Aim. From the entries below, print exactly the span beginning with the line holding "Give me the Bokeh source for this chart." and ending with the line holding "from bokeh.resources import INLINE", endpoints included, and skip any pictures.

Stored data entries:
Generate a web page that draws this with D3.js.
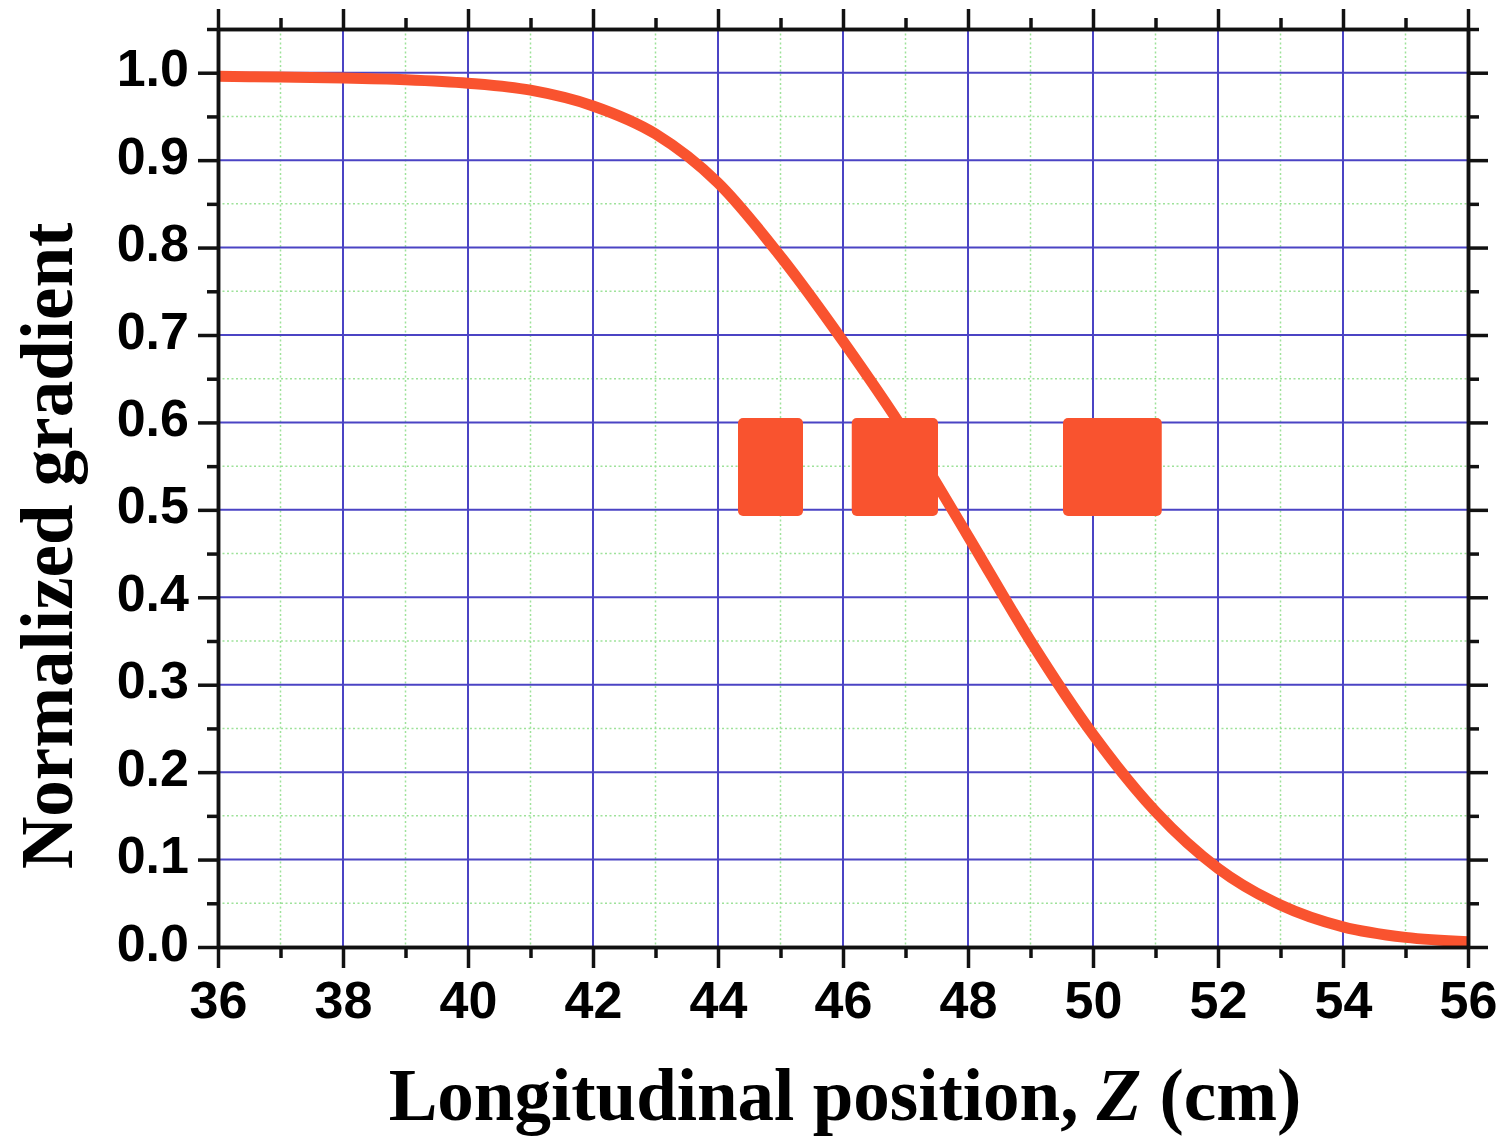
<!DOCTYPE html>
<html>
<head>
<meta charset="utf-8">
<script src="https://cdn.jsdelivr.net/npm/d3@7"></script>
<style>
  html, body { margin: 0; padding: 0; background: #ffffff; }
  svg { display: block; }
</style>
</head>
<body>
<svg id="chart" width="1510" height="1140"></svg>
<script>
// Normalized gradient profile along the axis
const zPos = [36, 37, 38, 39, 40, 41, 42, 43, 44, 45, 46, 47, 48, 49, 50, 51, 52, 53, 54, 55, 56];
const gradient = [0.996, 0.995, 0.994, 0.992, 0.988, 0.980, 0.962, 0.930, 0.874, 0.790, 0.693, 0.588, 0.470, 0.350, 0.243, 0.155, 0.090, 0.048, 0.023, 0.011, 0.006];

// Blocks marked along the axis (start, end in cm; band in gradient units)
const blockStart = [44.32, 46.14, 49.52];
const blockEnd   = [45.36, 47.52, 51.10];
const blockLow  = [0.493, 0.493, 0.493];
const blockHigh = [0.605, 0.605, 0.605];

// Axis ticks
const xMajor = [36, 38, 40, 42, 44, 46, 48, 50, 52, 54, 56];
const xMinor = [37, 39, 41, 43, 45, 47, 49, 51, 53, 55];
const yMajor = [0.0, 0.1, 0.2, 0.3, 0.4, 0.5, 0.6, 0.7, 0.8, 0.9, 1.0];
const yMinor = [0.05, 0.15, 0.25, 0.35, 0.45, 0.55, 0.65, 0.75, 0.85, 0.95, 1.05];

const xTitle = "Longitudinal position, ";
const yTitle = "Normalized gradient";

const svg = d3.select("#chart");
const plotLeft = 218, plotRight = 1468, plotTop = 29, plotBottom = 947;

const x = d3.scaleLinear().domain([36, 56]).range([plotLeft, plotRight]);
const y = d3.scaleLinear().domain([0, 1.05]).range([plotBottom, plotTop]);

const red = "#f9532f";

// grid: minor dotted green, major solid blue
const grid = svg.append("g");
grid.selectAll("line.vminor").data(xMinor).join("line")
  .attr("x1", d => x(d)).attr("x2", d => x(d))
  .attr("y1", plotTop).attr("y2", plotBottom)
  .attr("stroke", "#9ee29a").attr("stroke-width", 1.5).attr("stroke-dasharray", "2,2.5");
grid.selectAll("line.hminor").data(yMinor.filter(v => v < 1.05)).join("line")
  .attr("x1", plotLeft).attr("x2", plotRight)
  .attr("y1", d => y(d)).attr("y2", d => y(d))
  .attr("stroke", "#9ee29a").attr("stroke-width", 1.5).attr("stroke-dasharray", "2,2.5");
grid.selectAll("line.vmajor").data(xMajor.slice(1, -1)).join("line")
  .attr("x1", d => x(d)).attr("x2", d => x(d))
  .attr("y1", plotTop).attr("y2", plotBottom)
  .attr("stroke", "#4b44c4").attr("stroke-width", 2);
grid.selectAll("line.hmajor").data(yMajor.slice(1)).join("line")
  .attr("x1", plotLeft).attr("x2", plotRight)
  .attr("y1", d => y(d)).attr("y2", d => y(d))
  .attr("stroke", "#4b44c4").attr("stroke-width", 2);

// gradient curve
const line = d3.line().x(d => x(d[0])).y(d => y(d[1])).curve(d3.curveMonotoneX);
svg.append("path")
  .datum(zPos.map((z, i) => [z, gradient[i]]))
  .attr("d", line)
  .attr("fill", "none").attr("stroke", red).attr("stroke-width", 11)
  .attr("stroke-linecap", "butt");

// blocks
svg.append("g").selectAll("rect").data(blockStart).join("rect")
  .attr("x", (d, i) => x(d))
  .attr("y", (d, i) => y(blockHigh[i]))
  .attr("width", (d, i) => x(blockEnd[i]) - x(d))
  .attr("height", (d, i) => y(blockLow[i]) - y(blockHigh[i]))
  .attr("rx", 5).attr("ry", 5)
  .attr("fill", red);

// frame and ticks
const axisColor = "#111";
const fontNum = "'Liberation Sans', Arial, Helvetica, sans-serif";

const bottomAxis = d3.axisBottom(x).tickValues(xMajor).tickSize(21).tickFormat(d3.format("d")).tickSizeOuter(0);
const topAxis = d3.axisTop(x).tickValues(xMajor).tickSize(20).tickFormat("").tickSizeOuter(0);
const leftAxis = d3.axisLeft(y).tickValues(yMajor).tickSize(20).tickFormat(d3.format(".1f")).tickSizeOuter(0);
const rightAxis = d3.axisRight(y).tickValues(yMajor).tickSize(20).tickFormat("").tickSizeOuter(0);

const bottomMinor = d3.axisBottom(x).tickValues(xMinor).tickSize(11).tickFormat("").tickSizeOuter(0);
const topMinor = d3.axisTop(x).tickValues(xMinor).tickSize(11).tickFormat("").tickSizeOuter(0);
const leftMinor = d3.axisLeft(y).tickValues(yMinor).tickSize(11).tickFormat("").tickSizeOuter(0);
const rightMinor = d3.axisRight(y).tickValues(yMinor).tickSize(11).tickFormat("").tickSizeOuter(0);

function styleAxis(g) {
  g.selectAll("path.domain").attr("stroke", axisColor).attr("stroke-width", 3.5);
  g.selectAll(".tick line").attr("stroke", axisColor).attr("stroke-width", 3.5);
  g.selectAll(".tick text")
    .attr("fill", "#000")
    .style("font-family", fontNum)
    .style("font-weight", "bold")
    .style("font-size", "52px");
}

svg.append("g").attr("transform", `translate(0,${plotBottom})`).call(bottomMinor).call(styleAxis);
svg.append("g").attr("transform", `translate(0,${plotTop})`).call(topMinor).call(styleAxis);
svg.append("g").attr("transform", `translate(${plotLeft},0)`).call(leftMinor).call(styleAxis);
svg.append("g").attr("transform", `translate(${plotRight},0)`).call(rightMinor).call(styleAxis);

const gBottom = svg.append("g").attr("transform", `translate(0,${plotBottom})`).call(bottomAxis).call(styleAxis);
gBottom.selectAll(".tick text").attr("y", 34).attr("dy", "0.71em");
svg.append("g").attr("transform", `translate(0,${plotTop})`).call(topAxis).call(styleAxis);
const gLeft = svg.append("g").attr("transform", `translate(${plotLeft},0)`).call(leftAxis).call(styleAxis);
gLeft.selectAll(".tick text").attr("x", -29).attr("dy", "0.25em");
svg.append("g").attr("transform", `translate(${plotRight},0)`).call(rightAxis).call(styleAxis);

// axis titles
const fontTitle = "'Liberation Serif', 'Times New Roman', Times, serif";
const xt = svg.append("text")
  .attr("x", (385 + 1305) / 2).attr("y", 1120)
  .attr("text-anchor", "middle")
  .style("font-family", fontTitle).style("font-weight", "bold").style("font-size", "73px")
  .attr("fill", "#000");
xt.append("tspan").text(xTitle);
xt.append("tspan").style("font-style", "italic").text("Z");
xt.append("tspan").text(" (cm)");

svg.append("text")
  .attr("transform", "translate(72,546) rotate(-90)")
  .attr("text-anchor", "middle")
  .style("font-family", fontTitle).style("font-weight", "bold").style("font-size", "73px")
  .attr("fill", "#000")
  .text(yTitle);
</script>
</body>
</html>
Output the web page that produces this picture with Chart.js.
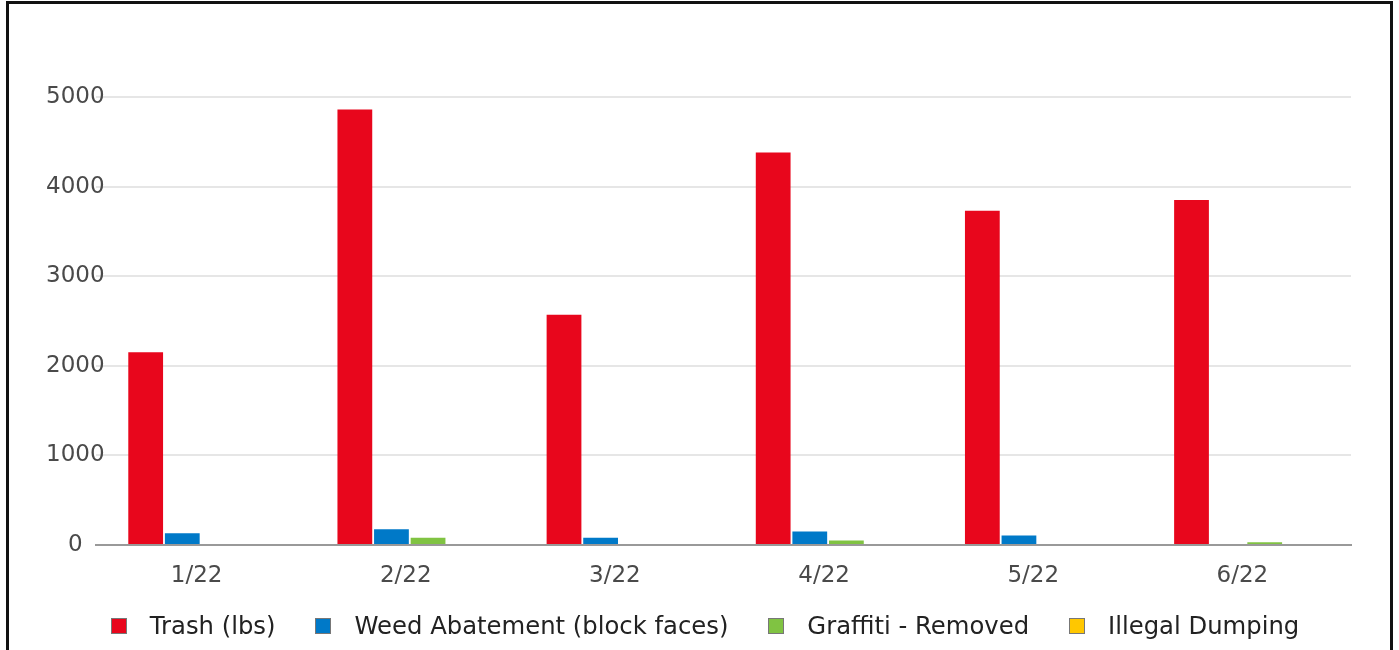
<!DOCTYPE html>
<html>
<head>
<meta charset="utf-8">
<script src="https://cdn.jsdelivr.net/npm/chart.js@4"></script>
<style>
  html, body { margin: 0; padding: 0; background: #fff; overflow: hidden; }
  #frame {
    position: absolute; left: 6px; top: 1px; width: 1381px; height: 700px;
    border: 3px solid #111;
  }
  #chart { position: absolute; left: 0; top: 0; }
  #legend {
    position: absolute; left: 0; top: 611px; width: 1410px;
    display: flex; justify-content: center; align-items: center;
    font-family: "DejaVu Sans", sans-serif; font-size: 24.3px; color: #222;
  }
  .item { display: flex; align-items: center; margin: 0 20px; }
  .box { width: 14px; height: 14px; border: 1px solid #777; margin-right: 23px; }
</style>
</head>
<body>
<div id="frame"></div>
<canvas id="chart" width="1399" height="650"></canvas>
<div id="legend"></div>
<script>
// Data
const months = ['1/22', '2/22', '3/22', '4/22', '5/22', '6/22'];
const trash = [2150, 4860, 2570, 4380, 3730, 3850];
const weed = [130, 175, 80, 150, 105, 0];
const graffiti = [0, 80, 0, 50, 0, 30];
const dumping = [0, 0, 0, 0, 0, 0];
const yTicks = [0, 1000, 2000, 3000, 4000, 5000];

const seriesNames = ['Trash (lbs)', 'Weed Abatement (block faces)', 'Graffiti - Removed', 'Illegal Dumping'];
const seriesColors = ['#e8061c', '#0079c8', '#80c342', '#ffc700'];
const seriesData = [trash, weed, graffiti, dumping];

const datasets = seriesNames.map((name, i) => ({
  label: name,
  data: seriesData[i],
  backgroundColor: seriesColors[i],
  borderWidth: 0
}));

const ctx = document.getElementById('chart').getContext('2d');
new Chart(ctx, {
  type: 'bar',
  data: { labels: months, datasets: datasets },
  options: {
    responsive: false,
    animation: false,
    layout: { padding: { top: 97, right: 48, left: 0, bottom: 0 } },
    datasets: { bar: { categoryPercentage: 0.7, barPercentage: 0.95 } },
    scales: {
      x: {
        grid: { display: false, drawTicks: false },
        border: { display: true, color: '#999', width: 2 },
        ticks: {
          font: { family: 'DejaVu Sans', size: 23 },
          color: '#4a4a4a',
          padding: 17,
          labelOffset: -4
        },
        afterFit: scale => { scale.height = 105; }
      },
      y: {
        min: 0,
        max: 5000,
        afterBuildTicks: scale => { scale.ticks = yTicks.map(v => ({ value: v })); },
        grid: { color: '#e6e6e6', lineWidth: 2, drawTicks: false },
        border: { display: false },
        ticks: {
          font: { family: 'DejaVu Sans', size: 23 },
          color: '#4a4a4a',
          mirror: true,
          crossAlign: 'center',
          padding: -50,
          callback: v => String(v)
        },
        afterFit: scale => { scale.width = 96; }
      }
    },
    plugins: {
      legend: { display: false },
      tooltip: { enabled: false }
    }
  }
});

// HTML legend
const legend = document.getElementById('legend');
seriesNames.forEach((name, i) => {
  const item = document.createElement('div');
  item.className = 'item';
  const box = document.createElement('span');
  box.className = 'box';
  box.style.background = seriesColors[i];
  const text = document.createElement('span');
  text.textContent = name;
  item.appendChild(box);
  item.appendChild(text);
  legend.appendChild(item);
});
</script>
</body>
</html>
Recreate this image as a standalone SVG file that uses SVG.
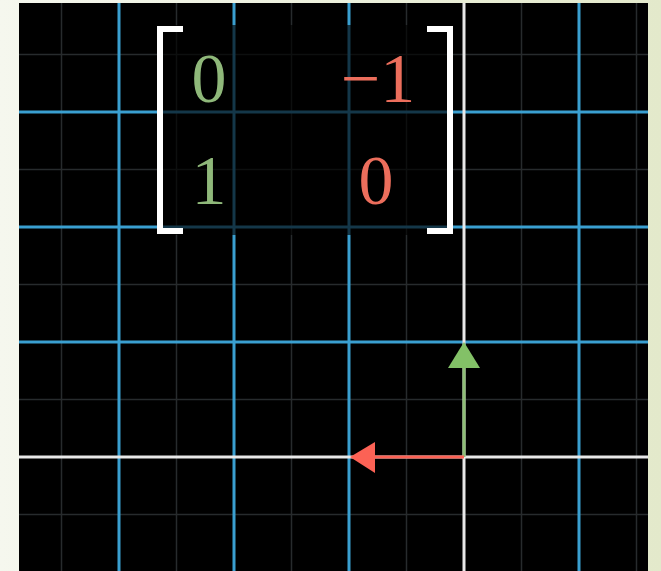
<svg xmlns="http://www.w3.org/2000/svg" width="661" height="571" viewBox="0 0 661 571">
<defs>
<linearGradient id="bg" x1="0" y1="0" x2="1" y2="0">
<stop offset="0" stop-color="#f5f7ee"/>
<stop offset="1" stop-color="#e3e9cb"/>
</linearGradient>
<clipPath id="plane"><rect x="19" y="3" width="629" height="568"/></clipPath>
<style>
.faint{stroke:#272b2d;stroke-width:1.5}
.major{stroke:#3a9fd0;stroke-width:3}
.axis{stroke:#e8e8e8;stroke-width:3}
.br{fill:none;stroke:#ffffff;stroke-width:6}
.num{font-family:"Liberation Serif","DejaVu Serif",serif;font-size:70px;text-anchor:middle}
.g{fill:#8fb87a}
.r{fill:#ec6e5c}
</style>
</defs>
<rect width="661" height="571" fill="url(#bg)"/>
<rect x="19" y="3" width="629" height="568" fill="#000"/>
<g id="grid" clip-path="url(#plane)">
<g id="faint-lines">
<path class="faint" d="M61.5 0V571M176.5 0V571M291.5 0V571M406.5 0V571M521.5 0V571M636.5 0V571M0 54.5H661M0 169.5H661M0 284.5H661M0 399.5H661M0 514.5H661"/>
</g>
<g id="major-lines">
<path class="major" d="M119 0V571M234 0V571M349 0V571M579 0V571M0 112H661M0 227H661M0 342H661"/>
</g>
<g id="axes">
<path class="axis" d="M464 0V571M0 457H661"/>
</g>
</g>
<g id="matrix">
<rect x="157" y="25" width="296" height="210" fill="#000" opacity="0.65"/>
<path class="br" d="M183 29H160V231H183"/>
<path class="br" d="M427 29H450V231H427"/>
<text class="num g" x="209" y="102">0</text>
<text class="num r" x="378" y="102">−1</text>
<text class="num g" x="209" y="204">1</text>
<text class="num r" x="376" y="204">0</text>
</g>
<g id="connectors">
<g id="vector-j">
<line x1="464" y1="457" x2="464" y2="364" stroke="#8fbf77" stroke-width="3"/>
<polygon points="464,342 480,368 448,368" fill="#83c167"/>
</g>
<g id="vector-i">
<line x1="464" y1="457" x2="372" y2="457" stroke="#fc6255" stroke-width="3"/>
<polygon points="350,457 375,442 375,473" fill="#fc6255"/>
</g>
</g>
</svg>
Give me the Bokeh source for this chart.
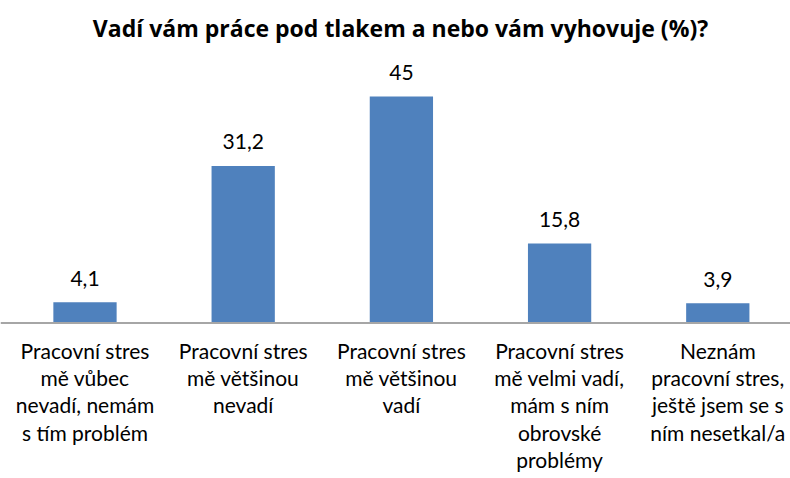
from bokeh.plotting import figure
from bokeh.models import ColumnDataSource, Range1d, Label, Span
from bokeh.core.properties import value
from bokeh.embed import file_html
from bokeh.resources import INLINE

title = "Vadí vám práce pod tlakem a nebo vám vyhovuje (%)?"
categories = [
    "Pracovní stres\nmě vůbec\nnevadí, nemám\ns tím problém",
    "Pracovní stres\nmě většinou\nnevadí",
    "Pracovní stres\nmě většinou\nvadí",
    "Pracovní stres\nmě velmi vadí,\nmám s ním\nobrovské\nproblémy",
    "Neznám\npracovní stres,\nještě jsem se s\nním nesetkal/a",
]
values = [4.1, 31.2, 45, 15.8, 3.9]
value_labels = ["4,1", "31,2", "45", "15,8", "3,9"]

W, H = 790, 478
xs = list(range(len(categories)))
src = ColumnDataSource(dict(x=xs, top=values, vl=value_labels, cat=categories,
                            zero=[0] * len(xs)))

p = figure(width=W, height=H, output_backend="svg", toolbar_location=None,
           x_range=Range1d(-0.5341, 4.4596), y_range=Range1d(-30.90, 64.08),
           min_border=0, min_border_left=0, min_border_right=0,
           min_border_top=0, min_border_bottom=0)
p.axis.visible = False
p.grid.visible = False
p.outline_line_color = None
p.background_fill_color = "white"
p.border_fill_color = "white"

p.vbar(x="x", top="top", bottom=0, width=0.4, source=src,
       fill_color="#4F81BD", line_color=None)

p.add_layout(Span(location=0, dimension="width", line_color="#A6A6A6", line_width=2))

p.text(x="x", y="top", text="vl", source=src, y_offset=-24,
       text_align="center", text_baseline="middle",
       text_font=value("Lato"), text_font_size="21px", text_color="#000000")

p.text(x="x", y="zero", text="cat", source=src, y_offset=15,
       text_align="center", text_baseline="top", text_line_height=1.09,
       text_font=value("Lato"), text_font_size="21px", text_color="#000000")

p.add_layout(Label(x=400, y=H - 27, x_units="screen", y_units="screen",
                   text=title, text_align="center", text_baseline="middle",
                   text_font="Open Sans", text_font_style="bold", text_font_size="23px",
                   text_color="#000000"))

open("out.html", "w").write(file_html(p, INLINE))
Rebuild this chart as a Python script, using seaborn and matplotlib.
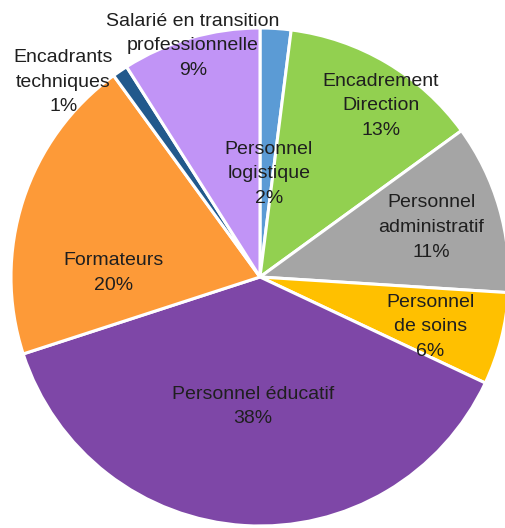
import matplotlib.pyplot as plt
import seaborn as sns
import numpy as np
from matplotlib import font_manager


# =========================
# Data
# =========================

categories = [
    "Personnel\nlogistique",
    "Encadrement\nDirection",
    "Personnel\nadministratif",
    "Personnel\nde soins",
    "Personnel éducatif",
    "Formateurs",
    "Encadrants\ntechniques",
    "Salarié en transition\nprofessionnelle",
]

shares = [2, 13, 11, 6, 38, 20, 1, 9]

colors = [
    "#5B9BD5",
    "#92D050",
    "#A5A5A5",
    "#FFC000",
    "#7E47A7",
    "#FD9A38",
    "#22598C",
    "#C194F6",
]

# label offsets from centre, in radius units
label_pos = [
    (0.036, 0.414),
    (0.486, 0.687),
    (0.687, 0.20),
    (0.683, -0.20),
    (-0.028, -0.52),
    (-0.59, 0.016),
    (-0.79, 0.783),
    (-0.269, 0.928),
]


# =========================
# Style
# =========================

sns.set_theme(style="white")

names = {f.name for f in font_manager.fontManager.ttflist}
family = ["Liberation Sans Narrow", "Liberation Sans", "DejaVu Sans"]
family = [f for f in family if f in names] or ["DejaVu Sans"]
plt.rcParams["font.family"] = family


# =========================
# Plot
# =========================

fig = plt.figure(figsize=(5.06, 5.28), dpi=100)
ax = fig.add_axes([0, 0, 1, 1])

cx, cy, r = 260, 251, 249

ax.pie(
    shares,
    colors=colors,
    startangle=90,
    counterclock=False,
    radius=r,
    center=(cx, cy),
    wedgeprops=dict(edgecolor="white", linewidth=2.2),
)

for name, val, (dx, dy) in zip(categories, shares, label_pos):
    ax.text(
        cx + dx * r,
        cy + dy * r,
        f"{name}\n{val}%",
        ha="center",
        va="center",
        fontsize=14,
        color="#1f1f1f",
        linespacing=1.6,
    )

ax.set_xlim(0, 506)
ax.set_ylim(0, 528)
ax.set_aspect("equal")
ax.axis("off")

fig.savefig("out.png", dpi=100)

Written answer.
Give me the Bokeh source for this chart.
from bokeh.plotting import figure
from bokeh.models import ColumnDataSource, Range1d, Label, Span
from bokeh.core.properties import value
from bokeh.embed import file_html
from bokeh.resources import INLINE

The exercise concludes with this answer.